その一つが、庭主のジョンストンさんのガーデンシェッドの屋根を覆い尽くさんばかりに咲いていた藤。花穂が長い野田藤のようでした。長い花穂を揺らしながら優雅に枝垂れ咲き、何と美しいこと。あまりの美しさに、「わが家のガーデンシェッドにも、藤を誘引できたらどんなに素敵だろう〜」と、妄想が膨らんで、しばらくその場から動けなくなりました。
更にもう一つ、「The Rose Walk」の樹木に誘引されていた白藤です。バラは、まだ三分咲きでしたが、混植されているアリウムやジギタリス、アルケミラモリスの花と華やかに競演していました。純白の花穂の下には白いガーデンチェアーが置かれ、溜め息がでるほどエレガント。どこを切り取っても絵になるシーンに、次から次へと椅子に座ってたくさんの人が写真を撮っていました。もちろん、わたしもそのひとり。今でも思い出す度に幸せな気持ちになります。
小川が流れるナチュラルガーデン
ヒドコートマナーガーデンの真ん中に位置する「The Upper Stream Garden」は、緩やかな斜面に小川が流れる自然味溢れる庭。湿地を好むシダや大葉ギボウシ、葉の大きさが50cmほどもあるグンネラなどが、小川に沿って緑豊かに植栽されていました。
水辺には、ひと際鮮やかに色とりどりのクリンソウが。まるで森の妖精のような愛らしさに、心を奪われました。実は昔、わが家の庭にもオレンジクリンソウを植えていました。けれども、翌年には絶えてしまったのです。その後も諦めきれず、もう一度場所を変えて植えてみましたが、やっぱりダメでした。それ以来、クリンソウは片想いし続けている大好きな花。もう想いは届かないと諦めかけていたけれど、もう一度アタックしてみたくなりました。
コッツウォルズの絶景へと誘う
ナチュラルガーデン
「The Upper Stream Garden」の先にある「The Wilderness Garden」は、木々が鬱蒼と茂る野趣溢れる庭。木陰はひんやりとした空気に包まれ、小径の両脇には、庭の奥へと誘うかのように白いアストランチアや野花が群生していました。
さらに進むと、マーガレットやシレネが咲く白とピンクのメドウガーデンが。柔らかな木漏れ日に照らされて、何と清らかなこと。そこは森の中のオアシスのようでした。薄暗い小径を抜けると、緑が眩しい野原のような景色が現れました。

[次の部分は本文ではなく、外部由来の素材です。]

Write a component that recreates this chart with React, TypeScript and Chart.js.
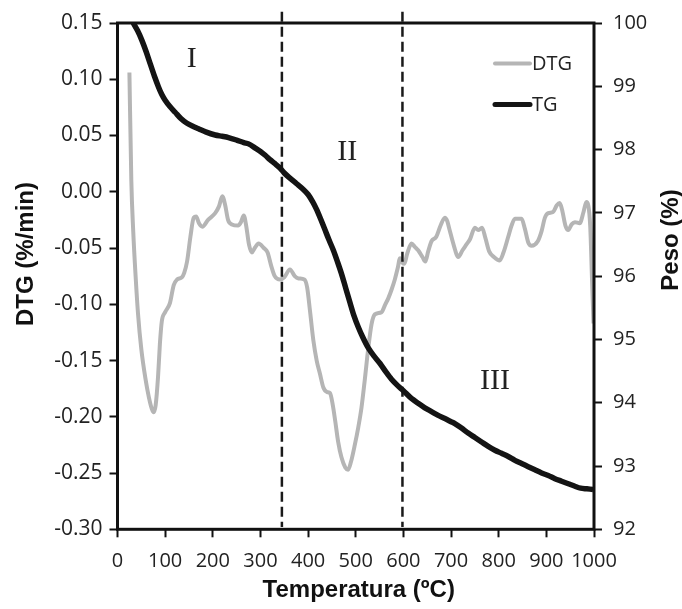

足元には、素足で歩きたくなるようなフサフサの芝生、その上に何気なく置かれていたブルーのベンチに座ると、見渡す限りコッツウォルズの絶景が広がっていました。そう、ここがヒドコートマナーガーデンの南端。ガーデンとコッツウォルズの原風景が一体化した素晴らしい景色に、言葉では言い尽くせないほどの開放感と幸福感で胸がいっぱいになりました。